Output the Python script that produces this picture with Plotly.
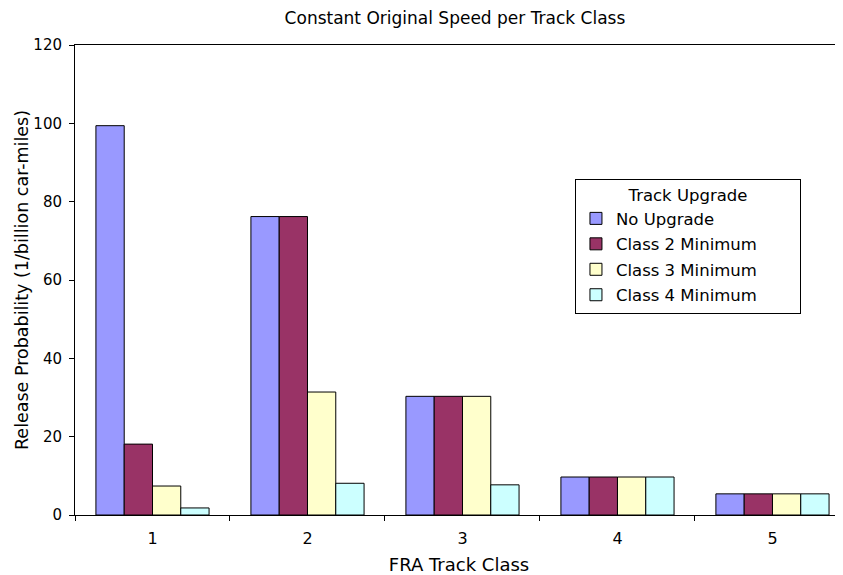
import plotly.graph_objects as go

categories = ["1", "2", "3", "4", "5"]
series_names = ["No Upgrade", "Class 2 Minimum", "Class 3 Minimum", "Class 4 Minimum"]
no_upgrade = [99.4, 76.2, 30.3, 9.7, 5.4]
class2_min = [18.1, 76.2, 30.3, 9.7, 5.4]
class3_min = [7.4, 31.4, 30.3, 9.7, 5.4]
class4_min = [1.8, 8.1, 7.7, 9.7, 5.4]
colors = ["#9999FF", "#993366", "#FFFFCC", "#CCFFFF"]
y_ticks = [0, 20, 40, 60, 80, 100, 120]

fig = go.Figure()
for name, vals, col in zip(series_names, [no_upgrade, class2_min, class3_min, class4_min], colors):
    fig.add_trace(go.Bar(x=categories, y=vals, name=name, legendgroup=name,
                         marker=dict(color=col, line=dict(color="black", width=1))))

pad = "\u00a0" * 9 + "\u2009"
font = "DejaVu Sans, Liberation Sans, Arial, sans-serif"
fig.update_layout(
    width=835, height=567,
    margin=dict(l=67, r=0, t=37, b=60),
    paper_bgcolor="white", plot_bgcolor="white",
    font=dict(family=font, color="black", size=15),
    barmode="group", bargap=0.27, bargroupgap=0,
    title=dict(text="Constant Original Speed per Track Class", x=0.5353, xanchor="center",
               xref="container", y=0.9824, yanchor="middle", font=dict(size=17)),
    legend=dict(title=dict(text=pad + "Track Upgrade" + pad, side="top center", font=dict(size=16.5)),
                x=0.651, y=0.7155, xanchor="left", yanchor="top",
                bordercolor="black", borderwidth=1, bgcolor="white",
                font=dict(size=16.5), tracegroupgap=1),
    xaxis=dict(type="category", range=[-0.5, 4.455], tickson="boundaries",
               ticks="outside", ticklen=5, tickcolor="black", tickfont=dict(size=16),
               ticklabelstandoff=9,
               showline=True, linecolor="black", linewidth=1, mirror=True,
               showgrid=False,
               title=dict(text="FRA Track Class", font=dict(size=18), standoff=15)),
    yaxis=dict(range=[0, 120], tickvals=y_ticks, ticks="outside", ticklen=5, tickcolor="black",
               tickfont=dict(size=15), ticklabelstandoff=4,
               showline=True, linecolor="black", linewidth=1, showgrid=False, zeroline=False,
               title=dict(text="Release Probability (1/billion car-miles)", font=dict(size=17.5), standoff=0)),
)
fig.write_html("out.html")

#### WHAT TO WORK ON:
Leave out the pictures and repeat the lines from the start of the material through the line with "import plotly.graph_objects as go", inclusive.

#### OUTPUT OF THE EXERCISE:
Output the Python script that produces this picture with Plotly.
import plotly.graph_objects as go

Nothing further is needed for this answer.